Louis Vuitton Mythica: When High Jewellery Turns Epic
All photos, courtesy Louis Vuitton
Louis Vuitton's Mythica is the house's 2026 high jewellery collection: 110 one-of-a-kind pieces across 11 chapters, framed as a heroine's journey from Conquest to Victory. It is an ambitious structure, and Louis Vuitton commits to it fully — every chapter named, every stone chosen to play a role in the arc.
What the pieces themselves do with that framework is another matter. The first thing you notice are the arrowheads of the Conquest necklace — pointed, faceted, more tip than shaft. The rubies sit between them, cut through with onyx, edged in baguette diamonds. This necklace sits like armour, not ornament.
That graphic insistence runs through the whole collection — chevrons, V-shapes, rope-like structures tightening and releasing
Totem is where geometry becomes the subject — gold structured around a graphic pulse, chevrons and V-shapes pressing the house's signature into something that signals identity rather than reveals it. Beautifully made, but rigid. Fortitude is the counterpoint: a more fluid, sensuous design where an 82-carat blue zircon — a stone rarely seen at this scale in high jewellery — drops from a diamond setting light enough to let it breathe.
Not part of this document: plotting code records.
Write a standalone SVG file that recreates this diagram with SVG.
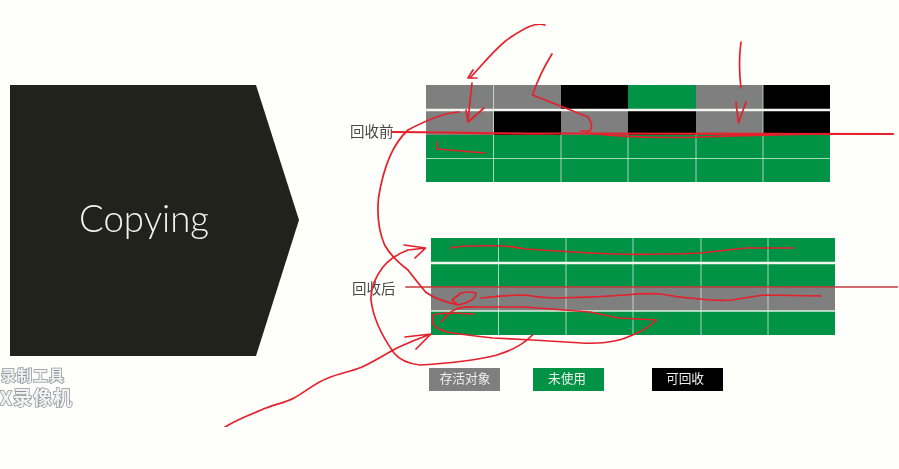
<svg xmlns="http://www.w3.org/2000/svg" width="899" height="469" viewBox="0 0 899 469">
<defs><filter id="soft" x="0" y="0" width="100%" height="100%"><feGaussianBlur stdDeviation="0.45"/></filter></defs>
<style>
.g{fill:#7f7f7f}.k{fill:#000}.n{fill:#009245}
.div{stroke:#d9efe0;stroke-width:1;fill:none;opacity:.75}
.gap{stroke:#f4f6f0;stroke-width:2.500;fill:none}
.lab{font-family:"Noto Sans CJK SC","Liberation Sans",sans-serif;font-size:14.500px;fill:#4a4a4a}
.leg{font-family:"Noto Sans CJK SC","Liberation Sans",sans-serif;font-size:12.700px;fill:#eee;text-anchor:middle}
.ink{fill:none;stroke:#e4202c;stroke-width:1.700;stroke-linecap:round;stroke-linejoin:round}
.wm{font-family:"Noto Sans CJK SC",sans-serif;font-weight:700;fill:#f2f2f2;stroke:#8f959b;stroke-width:1.500;paint-order:stroke}
</style>
<rect id="background" width="899" height="469" fill="#fefefa"/>
<g filter="url(#soft)">
<g id="copying">
<polygon points="10,85 256,85 299,220 256,356 10,356" fill="#23231f"/>
<text x="79" y="232" font-family="Lato,'Open Sans',sans-serif" font-weight="300" font-size="37" fill="#f2f2f0" textLength="130" lengthAdjust="spacingAndGlyphs">Copying</text>
</g>
<g id="watermark">
<text class="wm" x="1" y="381" font-size="15" letter-spacing="1">录制工具</text>
<text class="wm" x="0" y="405" font-size="19" letter-spacing="1">X录像机</text>
</g>
<g id="before">
<text class="lab" x="350" y="137">回收前</text>
<rect class="g" x="426" y="85" width="135" height="25"/><rect class="k" x="561" y="85" width="67" height="25"/><rect class="n" x="628" y="85" width="68" height="25"/><rect class="g" x="696" y="85" width="67" height="25"/><rect class="k" x="763" y="85" width="67" height="25"/>
<rect class="g" x="426" y="110" width="68" height="25"/><rect class="k" x="494" y="110" width="67" height="25"/><rect class="g" x="561" y="110" width="67" height="25"/><rect class="k" x="628" y="110" width="68" height="25"/><rect class="g" x="696" y="110" width="67" height="25"/><rect class="k" x="763" y="110" width="67" height="25"/>
<rect class="n" x="426" y="135" width="404" height="47"/>
<path class="div" d="M493.500 85V182M561 135V182M628 135V182M696 135V182M763 85V182M426 158.500H830"/>
<path class="gap" d="M426 110H830"/>
</g>
<g id="after">
<text class="lab" x="352" y="294">回收后</text>
<rect class="n" x="431" y="238" width="404" height="49"/>
<rect class="g" x="431" y="287" width="404" height="24"/>
<rect class="n" x="431" y="311" width="404" height="24"/>
<path class="div" d="M498.500 238V335M566 238V335M633 238V335M701 238V335M768 238V335"/>
<path class="gap" d="M431 263H835"/>
<path class="div" d="M431 311H835" style="stroke-width:1.500;opacity:1"/>
</g>
<g id="legend-survivor"><rect class="g" x="429" y="368" width="71" height="23"/><text class="leg" x="465" y="383">存活对象</text></g>
<g id="legend-unused"><rect class="n" x="533" y="368" width="71" height="23"/><text class="leg" x="567" y="383">未使用</text></g>
<g id="legend-reclaim"><rect class="k" x="652" y="368" width="71" height="23"/><text class="leg" x="685" y="383">可回收</text></g>
<g id="connectors" class="ink">
<path d="M392 132C450 132 500 134 560 133.500L893 134" stroke-width="2.200"/>
<path d="M586 133Q640 139 700 137T830 134"/>
<path d="M406 287H898" stroke="#c8383c"/>
<path d="M545 25C535 22 525 28 511 37C497 46 485 62 470 78M468 78H477M468 78L473 70"/>
<path d="M472 83L468 120M466 110L468 122L484 108"/>
<path d="M552 54Q540 73 532.500 95L588 117Q594 126 590 131L581 131"/>
<path d="M741 42Q738 63 741 88M736 102L738.500 123L746 102"/>
<path d="M437 142V149L485 153"/>
<path d="M459 112Q440 113 408 130Q386 150 378.500 198Q376 225 384.600 245Q392 258 408 270Q418 283 425.600 292Q436 300 458 305Q476 301 476 293Q470 291 461 293L452 300L458 305"/>
<path d="M425.600 248L408 250Q392 256 383 267Q370 284 371 300Q374 325 394 353Q402 363 420 365Q470 362 497 355Q520 348 532.500 335M404 245L425.600 248L415 258"/>
<path d="M225 427C240 418 250 415 261 410C275 404 285 403 294 398C308 390 315 383 328 378C340 373 350 372 362 367C375 361 387 353 399 347C410 342 420 338 431 334M405 337L431 334L416 349"/>
<path d="M450.500 248Q462 245 504 246Q515 247 525 249L590 253Q630 255 661 254Q680 254 700 253L746 248H793"/>
<path d="M481 298Q505 295 525 295Q540 298 554 298Q590 298 625 295Q645 293 661 294Q680 298 700 299Q715 301 732 300Q750 297 764 295L821 296"/>
<path d="M441.600 322Q446 315 454 310Q462 306 475.500 307H525L590 312Q605 315 618 318L656.600 320Q648 328 639 332Q625 339 614.500 341Q600 344 582 343L532.500 340L493 338Q465 335 447 332Q434 328 433 323V315Q440 313 450.500 313L473.700 314"/>
</g>
</g>
</svg>
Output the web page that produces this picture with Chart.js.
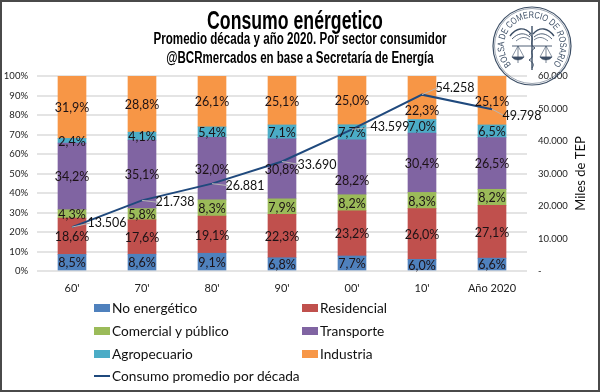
<!DOCTYPE html>
<html>
<head>
<meta charset="utf-8">
<title>Consumo enérgetico</title>
<script src="https://cdn.jsdelivr.net/npm/chart.js@4"></script>
<style>
    html, body { margin: 0; padding: 0; background: #fff; }
    #frame { position: relative; width: 600px; height: 392px; overflow: hidden; }
    #frame::after { content: ""; position: absolute; inset: 0; border: 2px solid #4a4a4a; box-sizing: border-box; pointer-events: none; }
    canvas { position: absolute; left: 0; top: 0; }
    .head { position: absolute; left: 0; width: 600px; text-align: center; font-family: "Liberation Sans", sans-serif; font-weight: bold; color: #000; white-space: nowrap; }
    #title { top: 6px; left: -5px; font-size: 26px; line-height: 28px; transform: scaleX(0.68); }
    #sub1 { top: 30px; font-size: 16px; line-height: 18px; transform: scaleX(0.726); }
    #sub2 { top: 49px; font-size: 16px; line-height: 18px; transform: scaleX(0.72); }
    #logo { position: absolute; left: 488px; top: 2px; }
    #legend { position: absolute; left: 0; top: 0; font-family: Lato, sans-serif; font-size: 13.7px; color: #111; }
    .item { position: absolute; white-space: nowrap; line-height: 18px; }
    .swatch { position: absolute; left: -18px; top: 5px; width: 16px; height: 8px; }
    .stroke { position: absolute; left: -18px; top: 8px; width: 16px; height: 2px; }
</style>
</head>
<body>
<div id="frame">
    <canvas id="chart" width="600" height="392"></canvas>
    <div class="head" id="title">Consumo enérgetico</div>
    <div class="head" id="sub1">Promedio década y año 2020. Por sector consumidor</div>
    <div class="head" id="sub2">@BCRmercados en base a Secretaría de Energía</div>
    <svg id="logo" width="88" height="88" viewBox="-44 -44 88 88">
        <g fill="none" stroke="#3d4f66">
            <circle r="39" stroke-width="1.2"/>
            <circle r="37.5" stroke-width="0.5"/>
            <path d="M0 -20V24" stroke-width="1.4"/>
            <path d="M-3 -12C5 -8 -5 -2 3 2C-5 6 5 10 -3 14C2 17 2 19 0 22" stroke-width="1"/>
            <path d="M-1 -12C-8 -20 -16 -18 -22 -10M1 -12C8 -20 16 -18 22 -10" stroke-width="1.4"/>
            <path d="M-2 -9C-8 -14 -14 -13 -20 -7M2 -9C8 -14 14 -13 20 -7" stroke-width="0.9"/>
            <path d="M-2 -6C-7 -10 -11 -9 -16 -5M2 -6C7 -10 11 -9 16 -5" stroke-width="0.7"/>
            <path d="M-20 0H20" stroke-width="0.9"/>
            <path d="M-14 0V17M14 0V17" stroke-width="0.7"/>
            <path d="M-14 0L-20 11H-8ZM14 0L8 11H20Z" stroke-width="0.6"/>
            <path d="M-20 11C-18 15 -10 15 -8 11ZM8 11C10 15 18 15 20 11Z" fill="#3d4f66" stroke-width="0.4"/>
        </g>
        <path id="ring" d="M-20.8 18.7A28 28 0 1 1 20.8 18.7" fill="none"/>
        <text font-family="Liberation Sans, sans-serif" font-size="9.5" fill="#3d4f66">
            <textPath href="#ring" textLength="128" lengthAdjust="spacingAndGlyphs">BOLSA DE COMERCIO DE ROSARIO</textPath>
        </text>
    </svg>
    <div id="legend"></div>
</div>
<script>
// --- Chart data ---
const categories = ["60'", "70'", "80'", "90'", "00'", "10'", "Año 2020"];
const noEnergetico = [8.5, 8.6, 9.1, 6.8, 7.7, 6.0, 6.6];
const residencial = [18.6, 17.6, 19.1, 22.3, 23.2, 26.0, 27.1];
const comercial = [4.3, 5.8, 8.3, 7.9, 8.2, 8.3, 8.2];
const transporte = [34.2, 35.1, 32.0, 30.8, 28.2, 30.4, 26.5];
const agropecuario = [2.4, 4.1, 5.4, 7.1, 7.7, 7.0, 6.5];
const industria = [31.9, 28.8, 26.1, 25.1, 25.0, 22.3, 25.1];
const consumoPromedio = [13506, 21738, 26881, 33690, 43599, 54258, 49798];
const leftTicks = ["0%", "10%", "20%", "30%", "40%", "50%", "60%", "70%", "80%", "90%", "100%"];
const rightTicks = ["-", "10.000", "20.000", "30.000", "40.000", "50.000", "60.000"];

// where the line labels sit, relative to their point
const lineLabelOffsets = [[35, -4], [33, 2], [33, 2], [35, 3], [38, -2], [33, -7], [30, 7]];
// bar labels pushed down off the line in the original: "series|category" -> px
const labelNudges = {"Transporte|00'": 13, "Industria|10'": 12};

function barSet(label, data, color){
    return {label, data, backgroundColor: color, stack: "share", yAxisID: "y", order: 2, barThickness: 28};
}

function formatMiles(value){
    return String(value).replace(/\B(?=(\d{3})+$)/g, ".");
}

// --- Value labels and the upward axis title (no datalabels plugin available) ---
const valueLabels = {
    id: "valueLabels",
    afterDatasetsDraw(chart){
        const ctx = chart.ctx;
        ctx.save();
        ctx.textAlign = "center";
        ctx.textBaseline = "middle";
        ctx.font = '12.5px Lato, sans-serif';
        chart.data.datasets.forEach((ds, i) => {
            if (ds.type === "line") return;
            ctx.fillStyle = "#1c1216";
            chart.getDatasetMeta(i).data.forEach((bar, j) => {
                let mid = (bar.y + bar.base) / 2 + 1 + (labelNudges[ds.label + "|" + categories[j]] || 0);
                ctx.fillText(ds.data[j].toFixed(1).replace(".", ",") + "%", bar.x, mid);
            });
        });
        // line labels with their leader lines
        const lineIndex = chart.data.datasets.findIndex(ds => ds.type === "line");
        chart.getDatasetMeta(lineIndex).data.forEach((pt, j) => {
            const [dx, dy] = lineLabelOffsets[j];
            ctx.strokeStyle = "#b5b5b5";
            ctx.lineWidth = 1;
            ctx.beginPath();
            ctx.moveTo(pt.x, pt.y);
            ctx.lineTo(pt.x + dx - 17, pt.y + dy);
            ctx.stroke();
            ctx.fillStyle = "#111";
            ctx.fillText(formatMiles(consumoPromedio[j]), pt.x + dx, pt.y + dy);
        });
        // axis title reads upward, the scale title would read downward
        const axis = chart.scales.y1;
        ctx.translate(581, (axis.top + axis.bottom) / 2);
        ctx.rotate(-Math.PI / 2);
        ctx.font = '13px Lato, sans-serif';
        ctx.fillText("Miles de TEP", 0, 0);
        ctx.restore();
    }
};

// --- Chart ---
const chart = new Chart(document.getElementById("chart"), {
    type: "bar",
    data: {
        labels: categories,
        datasets: [
            {type: "line", label: "Consumo promedio por década", data: consumoPromedio, yAxisID: "y1", borderColor: "#1F497D", backgroundColor: "#1F497D", borderWidth: 2, pointRadius: 0, tension: 0, order: 1},
            barSet("No energético", noEnergetico, "#4F81BD"),
            barSet("Residencial", residencial, "#C0504D"),
            barSet("Comercial y público", comercial, "#9BBB59"),
            barSet("Transporte", transporte, "#8064A2"),
            barSet("Agropecuario", agropecuario, "#4BACC6"),
            barSet("Industria", industria, "#F79646")
        ]
    },
    options: {
        responsive: false,
        animation: false,
        layout: {padding: {top: 76, bottom: 81, left: 0, right: 0}},
        plugins: {legend: {display: false}, tooltip: {enabled: false}},
        scales: {
            x: {
                stacked: true,
                grid: {display: false},
                border: {display: false},
                ticks: {color: "#222", font: {family: "Lato", size: 11}, padding: 3},
                afterFit(scale){ scale.height = 40; }
            },
            y: {
                stacked: true,
                min: 0,
                max: 100,
                position: "left",
                grid: {color: "#e4e4e4", lineWidth: 2, drawTicks: false},
                border: {display: false},
                ticks: {stepSize: 10, padding: 9, color: "#222", font: {family: "Lato", size: 9.5}, callback: (v, i) => leftTicks[i]},
                afterFit(scale){ scale.width = 37; }
            },
            y1: {
                min: 0,
                max: 60000,
                position: "right",
                grid: {display: false, drawTicks: false},
                border: {display: false},
                ticks: {stepSize: 10000, padding: 11, color: "#222", font: {family: "Lato", size: 9.5}, callback: (v, i) => rightTicks[i]},
                afterFit(scale){ scale.width = 73; }
            }
        }
    },
    plugins: [valueLabels]
});

// --- Legend, built from the chart's datasets ---
const legendBox = document.getElementById("legend");
const legendSlots = {
    "No energético": [112, 299], "Residencial": [320, 299],
    "Comercial y público": [112, 322], "Transporte": [320, 322],
    "Agropecuario": [112, 345], "Industria": [320, 345],
    "Consumo promedio por década": [112, 367]
};
chart.data.datasets.forEach(ds => {
    const [left, top] = legendSlots[ds.label];
    const item = document.createElement("div");
    item.className = "item";
    item.style.left = left + "px";
    item.style.top = top + "px";
    const mark = document.createElement("span");
    mark.className = ds.type === "line" ? "stroke" : "swatch";
    mark.style.background = ds.backgroundColor;
    item.appendChild(mark);
    item.appendChild(document.createTextNode(ds.label));
    legendBox.appendChild(item);
});
</script>
</body>
</html>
Spell is one of the most quietly beautiful pieces in the collection — moonstones with an almost liquid quality, diamond-set discs, and a pink tourmaline LV Monogram flower at the centre that feels genuinely unexpected. The fluorescent diamonds that reveal themselves under UV light are almost a footnote to what is already there.
Enigma is unapologetically bold — a braided diamond chain hung with aquamarines and cat's eye topaz cabochons of serious scale, including one at over 127 carats. It doesn't try to be subtle.
Mesmerism is where the collection finds its sensuality. A fine diamond mesh collar gives way to a 17.18-carat Colombian emerald that drops deep against the chest. It's the most body-conscious piece in the collection — and the most convincing.
Fortune arrives in two very different moods. The high collar is almost austere — horizontal bands of gold with snow-set diamonds, spare enough that the single LV Monogram Star diamond at its centre reads as a full stop. The gold pearl choker is more unexpected: 25 pearls ranging from pink to green, locked between pavé rails. More engineered than jewelled — which is an odd interpretation of abundance.
Victory is one of the most technically ambitious piece in the collection — a laurel wreath of individually articulated white gold leaves, each one set with coloured diamonds that run the full chromatic spectrum from orange and yellow through green, blue, pink and purple. It sits lighter on the neck than its complexity suggests, the whole structure converging on a single Fancy Vivid orange-yellow pear diamond that drops at the centre.
Louis Vuitton has never lacked ambition in high jewellery. With Mythica, it has the pieces to match it.